New York City 1948


21:41:57-2001-01-05

toilet seat controversy

I have been trained by my mother and sister at a very early age to leave the toilet seat down. Its automatic for me. Unconscious. I score big points in relationships for it, which is weird. But I have a problem with it.

If you go blindly into an unlit bathroom, lower your panties and take a bare assed leap of faith towards a toilet bowl, then you probably should get the surprise of your life. You never hear of men getting their ass stuck on the john with toilet water lapping at their cheeks. Wanna know why? Cause we check the fucking toilet bowl before we let loose. What if someone left the plunger in the toilet bowl? Nice little wooden enema just waitin for ya.

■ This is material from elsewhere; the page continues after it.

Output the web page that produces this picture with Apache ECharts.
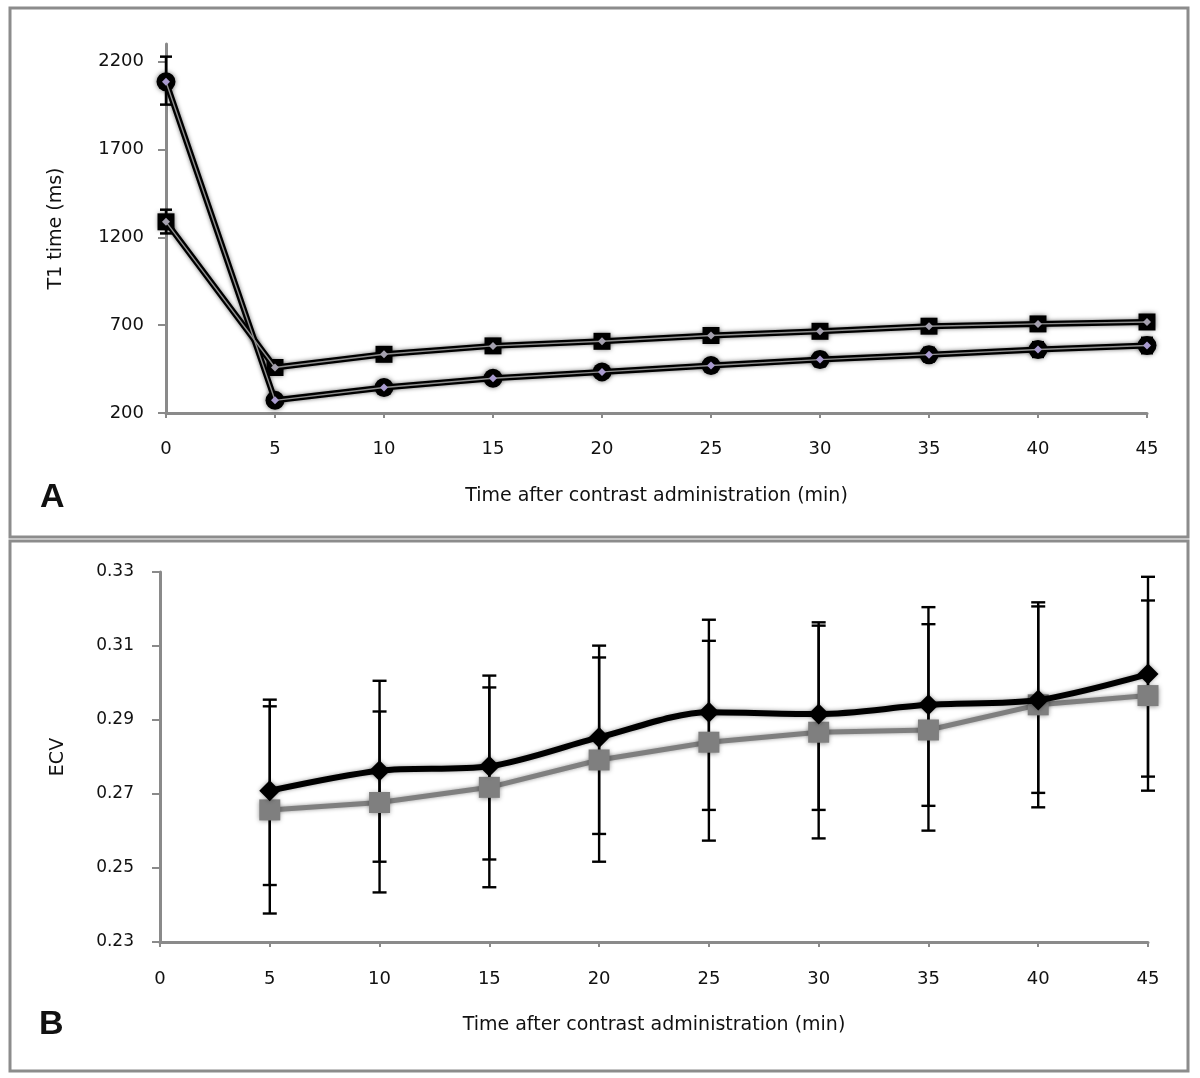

Lets say the seat was down, and a family of roaches is enjoying their vacation on the rim of the great porcelain drain, snapping tiny little photos, taking in the raw and majestic energy that is modern plumbing. You'd end up with a fantastic pressed insect collection on your tush. Also, if the seat is up, you know that your loveable primate didn't tinkle all over it while he was trying to aim for the target. You may think its all point and shoot. But there are lots of fluid dynamics that go into the perfect stream. My favorite is the morning after piss, thats anybody's geuss how its gonna come out. Especially infamous is the dual rivulets.

So ladies stop complaining and start checking. We (men) have to be inconsiderate or else the testosterone gods will take our testicles away from us. And no matter how gross they look we love our testicles.